China's central bank cut its daily reference rate to the lowest in more than a week after a gauge of US dollar strength climbed. The People's Bank of China said in a report late Friday that a reduction to lenders' reserve requirements would add too much liquidity to the financial system and pressure the yuan downward. The nation's foreign-exchange reserves were little changed last month, data showed Sunday, suggesting an easing of capital outflows.
"US data have been strong, and it's still quite likely the Fed will raise rates this year," said Liu Dongliang, a senior analyst at China Merchants Bank Co in Shenzhen.
"The market is paying less attention to China's reserve data now. There's no need to be that concerned about capital outflows."

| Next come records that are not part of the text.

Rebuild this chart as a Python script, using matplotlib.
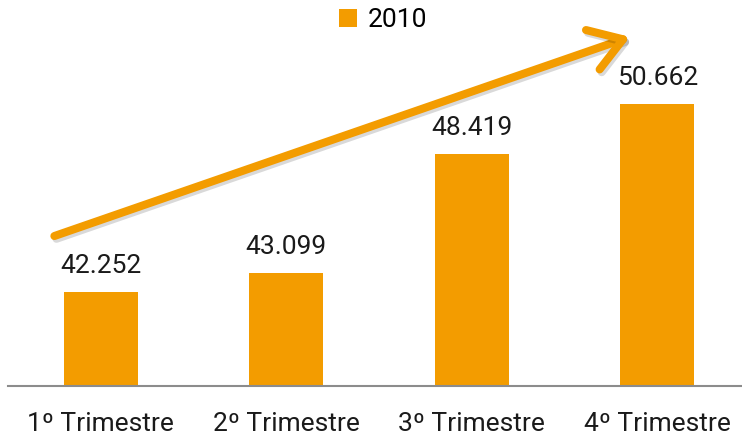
import matplotlib.pyplot as plt
import matplotlib.patheffects as pe

categories = ["1º Trimestre", "2º Trimestre", "3º Trimestre", "4º Trimestre"]
values = [42.252, 43.099, 48.419, 50.662]
labels = ["42.252", "43.099", "48.419", "50.662"]
series_name = "2010"

orange = "#F39C00"

plt.rcParams['font.family'] = ['Roboto', 'DejaVu Sans']

W, H = 742, 444
fig = plt.figure(figsize=(W / 100, H / 100), dpi=100)
ax = fig.add_axes([8 / W, 58 / H, 734 / W, 386 / H])

x = range(len(categories))
bars = ax.bar(x, values, width=0.4, color=orange, label=series_name, zorder=2)

ax.set_xlim(-0.5, -0.5 + 734 / 185.5)
ax.set_ylim(38.05, 55.32)

for b, lab in zip(bars, labels):
    ax.annotate(lab, (b.get_x() + b.get_width() / 2, b.get_height()),
                xytext=(0, 19), textcoords="offset points",
                ha="center", va="center", fontsize=19, color="#1a1a1a")

for s in ["top", "right", "left"]:
    ax.spines[s].set_visible(False)
ax.spines["bottom"].set_color("#8c8c8c")
ax.spines["bottom"].set_linewidth(1.5)
ax.set_yticks([])
ax.set_xticks(list(x))
ax.set_xticklabels(categories, fontsize=19, color="#1a1a1a")
ax.tick_params(axis="x", length=0, pad=19)

# trend arrow
ax.annotate("", xy=(2.853, 53.67), xytext=(-0.25, 44.76),
            xycoords="data", textcoords="data",
            arrowprops=dict(arrowstyle="->,head_length=1.15,head_width=0.75",
                            color=orange, lw=5.8, mutation_scale=20,
                            shrinkA=0, shrinkB=0,
                            capstyle="round", joinstyle="round",
                            path_effects=[pe.SimpleLineShadow(offset=(1.5, -2), alpha=0.15),
                                          pe.Normal()]),
            zorder=3)

fig.legend(loc="center", bbox_to_anchor=(383 / W, 1 - 20 / H), frameon=False,
           fontsize=19, handlelength=0.7, handleheight=0.7, handletextpad=0.4)

fig.savefig("out.png", dpi=100)
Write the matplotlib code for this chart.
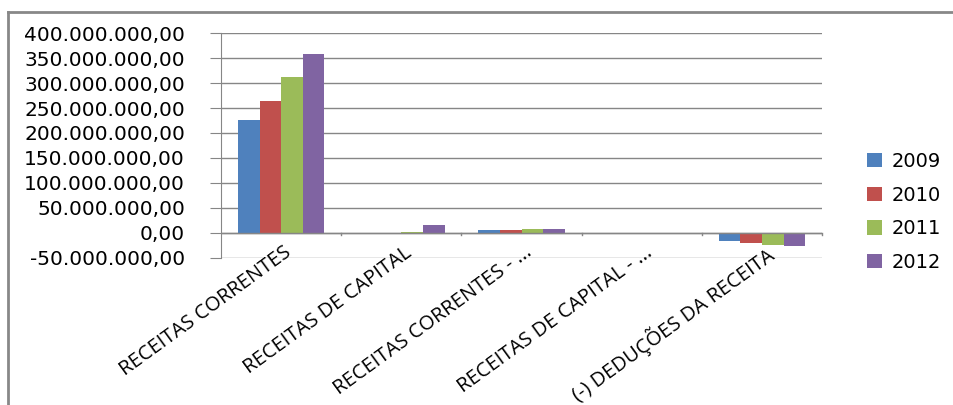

The yuan declined 0.14 per cent, the most since July 18, to 6.6601 a US dollar as of 10:27 am in Shanghai. The offshore exchange rate in Hong Kong dropped 0.04 per cent. The PBOC weakened its daily fixingby 0.31 per cent to 6.6615.
China's reserves fell by US$4.1 billion to US$3.2 trillion in July, in line with the median estimate of economists surveyed by Bloomberg. A stronger yen and euro also aided the US dollar valuation of the stockpile. Reserves will remain mostly stable this year as the country continues its tight control of outflows, Tommy Xie, a Singapore-based economist at Oversea-Chinese Banking Corp, wrote in a note.
Data on Monday will show exports dropped 3.5 per cent in July, compared with a 4.8 per cent decline in June, according to the median estimate in a Bloomberg survey of analysts. A Bloomberg replica of the trade-weighted CFETS RMB Index, which tracks the yuan against 13 currencies, was little changed on Monday.
The chances of a Fed interest-rate increase by the end of the year have risen to 47 per cent, from 37 per cent a day before the jobs data.